> [Stated exercise] Omit any picture, and return the remaining data exactly as written.
»»
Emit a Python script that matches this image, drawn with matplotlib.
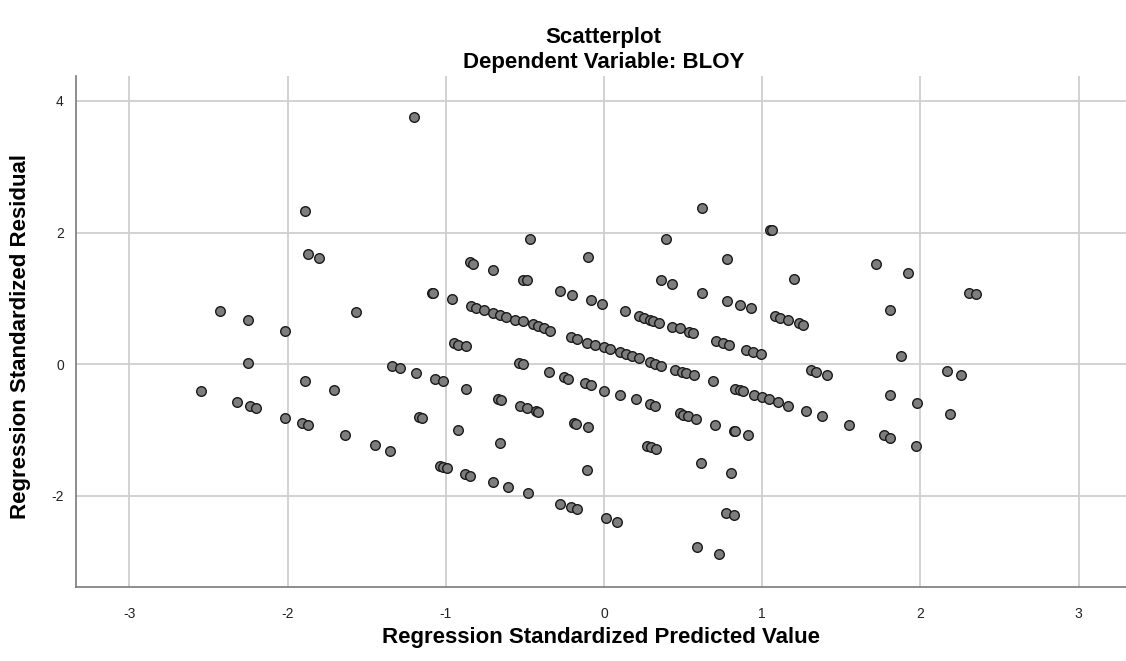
"""
Scatterplot de resíduos padronizados x valores previstos padronizados (BLOY).
"""

import matplotlib
matplotlib.use("Agg")
import matplotlib.pyplot as plt

TITLE = "Scatterplot"
SUBTITLE = "Dependent Variable: BLOY"
X_LABEL = "Regression Standardized Predicted Value"
Y_LABEL = "Regression Standardized Residual"

X_TICKS = [-3, -2, -1, 0, 1, 2, 3]
Y_TICKS = [-2, 0, 2, 4]

# Valores (valor previsto padronizado, resíduo padronizado)
pred = [
    -1.20, -1.89, -1.87, -1.80, -1.09, -1.08, -0.96, -2.43, -2.25, -1.57,
    -2.02, -0.95, -0.92, -2.25, -2.55, -2.32, -2.24, -2.20, -1.89, -1.71,
    -2.02, -1.91, -1.87, -1.64, -1.45, -1.35, -1.34, -1.29, -1.19, -1.07,
    -1.02, -1.17, -1.15, -1.04, -1.02, -0.99, -0.92,
    0.62, 1.05, 1.06, -0.47, 0.39, -0.10, 0.78, -0.85, -0.83, -0.70,
    -0.51, -0.49, 0.36, 0.43, -0.28, -0.20, -0.08, -0.01, 0.62, 0.78,
    0.86, 0.93, 0.13, -0.84, -0.81, -0.76, -0.70, -0.66, -0.62, -0.56,
    -0.51, -0.45, -0.42, -0.38, -0.34, 0.22, 0.25, 0.29, 0.31, 0.35,
    0.43, 0.48, 0.54, 0.56, 1.08, 1.11, 1.16, 1.20,
    -0.87, -0.21, -0.17, -0.11, -0.06, 0.00, 0.04, 0.10, 0.14, 0.18,
    0.22, 0.29, 0.32, 0.36, 0.45, 0.49, 0.52, 0.57, 0.71, 0.75,
    0.79, 0.90, 0.94, 0.99, -0.54, -0.51, -0.35, -0.25, -0.23, -0.12,
    -0.08, 0.00, 0.10, 0.20, 0.29, 0.32, 0.69, 0.83, 0.86, 0.88,
    0.95, 1.00, 1.04, 1.10, 1.16, -0.87, -0.67, -0.65, -0.53, -0.49,
    -0.43, -0.42, -0.19, -0.18, -0.10, 0.48, 0.50, 0.53, 0.58, 0.70,
    0.82, 0.83, 0.91, -0.66, 0.27, 0.30, 0.33, 0.61, 0.80, -0.11,
    -0.88, -0.85, -0.70, -0.61, -0.48, -0.28, -0.21, -0.17, 0.01, 0.08,
    0.77, 0.82, 0.59, 0.73,
    1.72, 1.92, 2.31, 2.35, 1.81, 1.23, 1.26,
    1.88, 1.31, 1.34, 1.41, 2.17, 2.26, 1.28, 1.38, 1.55, 1.81,
    1.98, 2.19, 1.77, 1.81, 1.97,
]
resid = [
    3.75, 2.33, 1.67, 1.62, 1.08, 1.08, 0.99, 0.81, 0.67, 0.80,
    0.50, 0.33, 0.29, 0.02, -0.40, -0.57, -0.64, -0.67, -0.25, -0.39,
    -0.81, -0.89, -0.92, -1.08, -1.23, -1.31, -0.02, -0.06, -0.14, -0.22,
    -0.26, -0.80, -0.81, -1.55, -1.56, -1.57, -1.00,
    2.37, 2.04, 2.04, 1.90, 1.90, 1.63, 1.60, 1.55, 1.53, 1.43,
    1.28, 1.28, 1.28, 1.22, 1.12, 1.05, 0.97, 0.91, 1.09, 0.96,
    0.90, 0.85, 0.81, 0.89, 0.86, 0.83, 0.78, 0.75, 0.72, 0.68,
    0.65, 0.61, 0.58, 0.55, 0.51, 0.73, 0.71, 0.68, 0.66, 0.63,
    0.57, 0.55, 0.49, 0.47, 0.73, 0.71, 0.68, 1.29,
    0.28, 0.42, 0.38, 0.33, 0.30, 0.27, 0.23, 0.19, 0.16, 0.13,
    0.10, 0.04, 0.01, -0.02, -0.09, -0.11, -0.14, -0.17, 0.36, 0.33,
    0.30, 0.22, 0.19, 0.16, 0.02, 0.00, -0.12, -0.20, -0.22, -0.29,
    -0.32, -0.40, -0.47, -0.53, -0.60, -0.63, -0.26, -0.38, -0.39, -0.41,
    -0.46, -0.50, -0.53, -0.58, -0.63, -0.38, -0.53, -0.55, -0.63, -0.67,
    -0.71, -0.72, -0.89, -0.90, -0.96, -0.74, -0.77, -0.79, -0.83, -0.92,
    -1.01, -1.02, -1.08, -1.19, -1.24, -1.26, -1.28, -1.50, -1.65, -1.60,
    -1.66, -1.69, -1.79, -1.87, -1.96, -2.12, -2.17, -2.20, -2.34, -2.39,
    -2.26, -2.29, -2.78, -2.88,
    1.53, 1.39, 1.09, 1.07, 0.83, 0.62, 0.59,
    0.13, -0.09, -0.11, -0.16, -0.10, -0.16, -0.71, -0.79, -0.92, -0.47,
    -0.59, -0.76, -1.08, -1.12, -1.24,
]

plt.rcParams["font.family"] = ["Liberation Sans", "DejaVu Sans"]
plt.rcParams["axes.unicode_minus"] = False

fig = plt.figure(figsize=(11.26, 6.61), dpi=100)
ax = fig.add_axes([0.0678, 0.1115, 0.9322, 0.7735])

ax.scatter(pred, resid, s=48, c="#7d7d7d", edgecolors="#1a1a1a",
           linewidths=1.0, zorder=3)

ax.set_xlim(-3.336, 3.30)
ax.set_ylim(-3.388, 4.379)
ax.set_xticks(X_TICKS)
ax.set_yticks(Y_TICKS)
ax.grid(True, color="#cfcfcf", linewidth=1.3, zorder=0)
ax.set_axisbelow(True)
ax.tick_params(axis="x", length=0, labelsize=10, pad=14, colors="#222222")
ax.tick_params(axis="y", length=0, labelsize=10, pad=9, colors="#222222")

for side in ("top", "right"):
    ax.spines[side].set_visible(False)
for side in ("left", "bottom"):
    ax.spines[side].set_color("#7a7a7a")
    ax.spines[side].set_linewidth(1.2)

fig.text(0.536, 0.943, TITLE, ha="center", va="center",
         fontsize=16, fontweight="bold")
fig.text(0.536, 0.906, SUBTITLE, ha="center", va="center",
         fontsize=16, fontweight="bold")
ax.set_xlabel(X_LABEL, fontsize=16, fontweight="bold")
ax.set_ylabel(Y_LABEL, fontsize=16, fontweight="bold")
ax.xaxis.set_label_coords(0.5, -0.099)
ax.yaxis.set_label_coords(-0.0536, 0.49)
ax.xaxis.label.set_va("center")
ax.yaxis.label.set_va("center")

fig.savefig("out.png", dpi=100)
««
> [The solution]
Emit a Python script that matches this image, drawn with matplotlib.
"""
Scatterplot de resíduos padronizados x valores previstos padronizados (BLOY).
"""

import matplotlib
matplotlib.use("Agg")
import matplotlib.pyplot as plt

TITLE = "Scatterplot"
SUBTITLE = "Dependent Variable: BLOY"
X_LABEL = "Regression Standardized Predicted Value"
Y_LABEL = "Regression Standardized Residual"

X_TICKS = [-3, -2, -1, 0, 1, 2, 3]
Y_TICKS = [-2, 0, 2, 4]

# Valores (valor previsto padronizado, resíduo padronizado)
pred = [
    -1.20, -1.89, -1.87, -1.80, -1.09, -1.08, -0.96, -2.43, -2.25, -1.57,
    -2.02, -0.95, -0.92, -2.25, -2.55, -2.32, -2.24, -2.20, -1.89, -1.71,
    -2.02, -1.91, -1.87, -1.64, -1.45, -1.35, -1.34, -1.29, -1.19, -1.07,
    -1.02, -1.17, -1.15, -1.04, -1.02, -0.99, -0.92,
    0.62, 1.05, 1.06, -0.47, 0.39, -0.10, 0.78, -0.85, -0.83, -0.70,
    -0.51, -0.49, 0.36, 0.43, -0.28, -0.20, -0.08, -0.01, 0.62, 0.78,
    0.86, 0.93, 0.13, -0.84, -0.81, -0.76, -0.70, -0.66, -0.62, -0.56,
    -0.51, -0.45, -0.42, -0.38, -0.34, 0.22, 0.25, 0.29, 0.31, 0.35,
    0.43, 0.48, 0.54, 0.56, 1.08, 1.11, 1.16, 1.20,
    -0.87, -0.21, -0.17, -0.11, -0.06, 0.00, 0.04, 0.10, 0.14, 0.18,
    0.22, 0.29, 0.32, 0.36, 0.45, 0.49, 0.52, 0.57, 0.71, 0.75,
    0.79, 0.90, 0.94, 0.99, -0.54, -0.51, -0.35, -0.25, -0.23, -0.12,
    -0.08, 0.00, 0.10, 0.20, 0.29, 0.32, 0.69, 0.83, 0.86, 0.88,
    0.95, 1.00, 1.04, 1.10, 1.16, -0.87, -0.67, -0.65, -0.53, -0.49,
    -0.43, -0.42, -0.19, -0.18, -0.10, 0.48, 0.50, 0.53, 0.58, 0.70,
    0.82, 0.83, 0.91, -0.66, 0.27, 0.30, 0.33, 0.61, 0.80, -0.11,
    -0.88, -0.85, -0.70, -0.61, -0.48, -0.28, -0.21, -0.17, 0.01, 0.08,
    0.77, 0.82, 0.59, 0.73,
    1.72, 1.92, 2.31, 2.35, 1.81, 1.23, 1.26,
    1.88, 1.31, 1.34, 1.41, 2.17, 2.26, 1.28, 1.38, 1.55, 1.81,
    1.98, 2.19, 1.77, 1.81, 1.97,
]
resid = [
    3.75, 2.33, 1.67, 1.62, 1.08, 1.08, 0.99, 0.81, 0.67, 0.80,
    0.50, 0.33, 0.29, 0.02, -0.40, -0.57, -0.64, -0.67, -0.25, -0.39,
    -0.81, -0.89, -0.92, -1.08, -1.23, -1.31, -0.02, -0.06, -0.14, -0.22,
    -0.26, -0.80, -0.81, -1.55, -1.56, -1.57, -1.00,
    2.37, 2.04, 2.04, 1.90, 1.90, 1.63, 1.60, 1.55, 1.53, 1.43,
    1.28, 1.28, 1.28, 1.22, 1.12, 1.05, 0.97, 0.91, 1.09, 0.96,
    0.90, 0.85, 0.81, 0.89, 0.86, 0.83, 0.78, 0.75, 0.72, 0.68,
    0.65, 0.61, 0.58, 0.55, 0.51, 0.73, 0.71, 0.68, 0.66, 0.63,
    0.57, 0.55, 0.49, 0.47, 0.73, 0.71, 0.68, 1.29,
    0.28, 0.42, 0.38, 0.33, 0.30, 0.27, 0.23, 0.19, 0.16, 0.13,
    0.10, 0.04, 0.01, -0.02, -0.09, -0.11, -0.14, -0.17, 0.36, 0.33,
    0.30, 0.22, 0.19, 0.16, 0.02, 0.00, -0.12, -0.20, -0.22, -0.29,
    -0.32, -0.40, -0.47, -0.53, -0.60, -0.63, -0.26, -0.38, -0.39, -0.41,
    -0.46, -0.50, -0.53, -0.58, -0.63, -0.38, -0.53, -0.55, -0.63, -0.67,
    -0.71, -0.72, -0.89, -0.90, -0.96, -0.74, -0.77, -0.79, -0.83, -0.92,
    -1.01, -1.02, -1.08, -1.19, -1.24, -1.26, -1.28, -1.50, -1.65, -1.60,
    -1.66, -1.69, -1.79, -1.87, -1.96, -2.12, -2.17, -2.20, -2.34, -2.39,
    -2.26, -2.29, -2.78, -2.88,
    1.53, 1.39, 1.09, 1.07, 0.83, 0.62, 0.59,
    0.13, -0.09, -0.11, -0.16, -0.10, -0.16, -0.71, -0.79, -0.92, -0.47,
    -0.59, -0.76, -1.08, -1.12, -1.24,
]

plt.rcParams["font.family"] = ["Liberation Sans", "DejaVu Sans"]
plt.rcParams["axes.unicode_minus"] = False

fig = plt.figure(figsize=(11.26, 6.61), dpi=100)
ax = fig.add_axes([0.0678, 0.1115, 0.9322, 0.7735])

ax.scatter(pred, resid, s=48, c="#7d7d7d", edgecolors="#1a1a1a",
           linewidths=1.0, zorder=3)

ax.set_xlim(-3.336, 3.30)
ax.set_ylim(-3.388, 4.379)
ax.set_xticks(X_TICKS)
ax.set_yticks(Y_TICKS)
ax.grid(True, color="#cfcfcf", linewidth=1.3, zorder=0)
ax.set_axisbelow(True)
ax.tick_params(axis="x", length=0, labelsize=10, pad=14, colors="#222222")
ax.tick_params(axis="y", length=0, labelsize=10, pad=9, colors="#222222")

for side in ("top", "right"):
    ax.spines[side].set_visible(False)
for side in ("left", "bottom"):
    ax.spines[side].set_color("#7a7a7a")
    ax.spines[side].set_linewidth(1.2)

fig.text(0.536, 0.943, TITLE, ha="center", va="center",
         fontsize=16, fontweight="bold")
fig.text(0.536, 0.906, SUBTITLE, ha="center", va="center",
         fontsize=16, fontweight="bold")
ax.set_xlabel(X_LABEL, fontsize=16, fontweight="bold")
ax.set_ylabel(Y_LABEL, fontsize=16, fontweight="bold")
ax.xaxis.set_label_coords(0.5, -0.099)
ax.yaxis.set_label_coords(-0.0536, 0.49)
ax.xaxis.label.set_va("center")
ax.yaxis.label.set_va("center")

fig.savefig("out.png", dpi=100)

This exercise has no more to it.